Rutu Modan, Exit Wounds

Exit WoundsExit Wounds by Rutu Modan

My rating: 3 of 5 stars

Exit Wounds is a bittersweet and rather misleadingly-packaged love story; it is told through serviceable but often inexpressive ligne claire drawing and superb coloring—the generally warm, bright palette creates the unified tone of this melancholy but charming Israeli graphic novel.

The plot of Exit Wounds starts from the possibility that the hero’s ne’er-do-well father has been killed in a suicide bombing. The father’s current lover, a much-younger female soldier (from a wealthy family) named Numi, contacts the working-class cab-driver son, Koby. The two then begin to investigate together the father’s whereabouts.
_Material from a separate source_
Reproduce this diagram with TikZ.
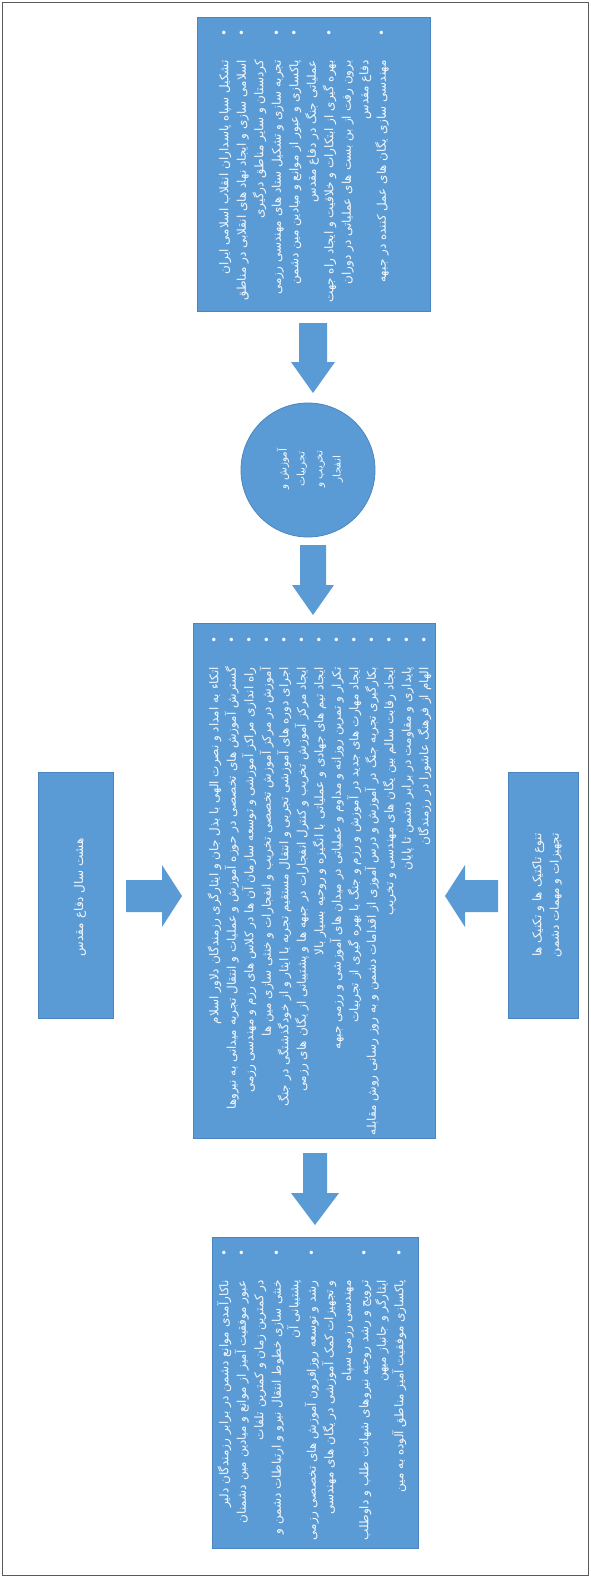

You can probably already see where this is going!

But—spoiler warning—the whole issue of terrorism proves a red herring, and Exit Wounds eventually settles into a domestic romance about the need to let go of past pain and move forward trustingly into new relations. (These themes are either timeless or banal, depending on your sensibility; Modan handles them lightly enough not to offend, in my opinion.)

You would not get any of this from the graphic novel’s packaging, though. The front cover contains an Israeli flag, an explosion, and a newspaper clipping about terrorism, as if this were a violent story about current events and politics. The back cover blurbs, too, point to such macro-issues as “societal malaise,” “classism and sexism in Israeli society,” and “how personal and political history inevitably intertwine.” But while Exit Wounds does fascinatingly depict a society that seems very matter-of-fact about the ever-present possibility of terrorism, it is mostly not about that, and in fact goes out of its way to remove terrorism from the center of the narrative. Political violence haunts the story, shadows it, but is not its main theme. As for classism and sexism, Modan is too subtle a dramatist to be so mono-causal; in fact, I was struck by the graphic novel’s quiet suggestion that mandatory army service is a social force tending to blunt the effects of sexism and classism. (And the sexism Numi suffers seems to come largely from her mother and sister, who torment her for not being normatively feminine or conventionally attractive.) Anyway, I am simply pointing to the common and commonly-observed problem that works of art from other countries are often marketed as emblematic of those countries’ headline issues, however inappropriately. I opened Exit Wounds expecting a political thriller and was actually pleasantly surprised to find that it was largely a romantic comedy—which is what I think its cover should allow it to be.

As I said above, the art was clear enough to tell the story, but—no doubt this is down to taste—I think the figures and faces need a bit more detail if they are to convey subtle emotion. In terms of writing, Koby is a far blander character than Numi, who is fascinatingly unconventional, so I would have preferred to have her as the viewpoint character rather than him. I would also have liked to see more of her life and background. How did she survive her annoying family to become so kind, intelligent, forthright, self-possessed? How did she get together with Koby’s father? By taking our attention from the strongest point of the narrative (i.e., Numi herself), Modan’s commitment to the romance plot and its hero, with his somewhat tedious need to be redeemed, prevents her otherwise accomplished graphic novel from realizing its literary potential.